AHLAKİ PROBLEMLER STOK VE FIRSATÇILIĞI KÖRÜKLEDİ
Araştırmaya katılanların stok ve fırsatçıklarından rahatsız olduklarını belirten Güldemir, “Salgın gibi olağanüstü dönemlerde insanların iç dünyasının, değerlerinin ve bilinçaltı ahlaki kodların ortaya çıktığını vurgulamıştır. Salgına ilk tepki olarak bireylerin öncelikle kendilerini düşündüklerini ve bencilce davrandıklarını ifade etmişlerdir. Sürecin başlangıcında insanların stok, yağma ve fırsatçılık yaptıklarını, bunun da toplumun derininde yatan ahlaki problemlere işaret ettiğini belirtmişlerdir.” ifadelerini kullandı.

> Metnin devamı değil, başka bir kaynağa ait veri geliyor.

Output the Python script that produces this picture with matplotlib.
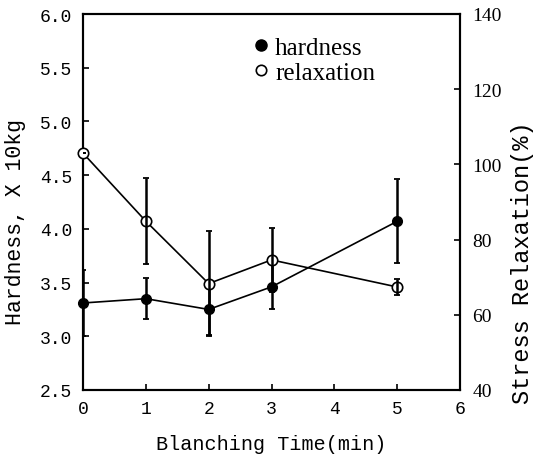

CAMİLERİN VE KUR’AN KURSLARININ FONKSİYONUNUN DAHA İYİ ANLAŞILMASINA VESİLE OLDU
Camilerin öneminin bir kez daha anlaşıldığını ve bu süreçte camiye özlemin arttığını belirten Diyanet-Sen Genel Başkanı Mehmet Ali Güldemir, raporun sonuçlarına ilişkin detayları şu şekilde sonlandırdı: “Din görevlilerine göre, salgın döneminde Ramazan ayına ve Kurban bayramına özgü ibadetlerin cami merkezli gerçekleştirilememesi, yaygın biçimde benimsenen ibadet alışkanlıklarının zorunlu sebeplerden dolayı icra edilememesi, insanlar arasında dini motivasyon düşüklüğüne neden olmuştur. Ancak yeni normalin dönemle birlikte camilerin ve kursların açılması büyük bir sevinç ve mutlulukla karşılanmış ve kapalı geçen zamanda bu mekânlara büyük bir özlemin duyulduğu gözlenmiştir. Aynı zamanda bu sürecin camilerin ve Kur’an kurslarının kıymetinin ve fonksiyonunun daha iyi anlaşılmasına vesile olduğu belirtilmiştir.”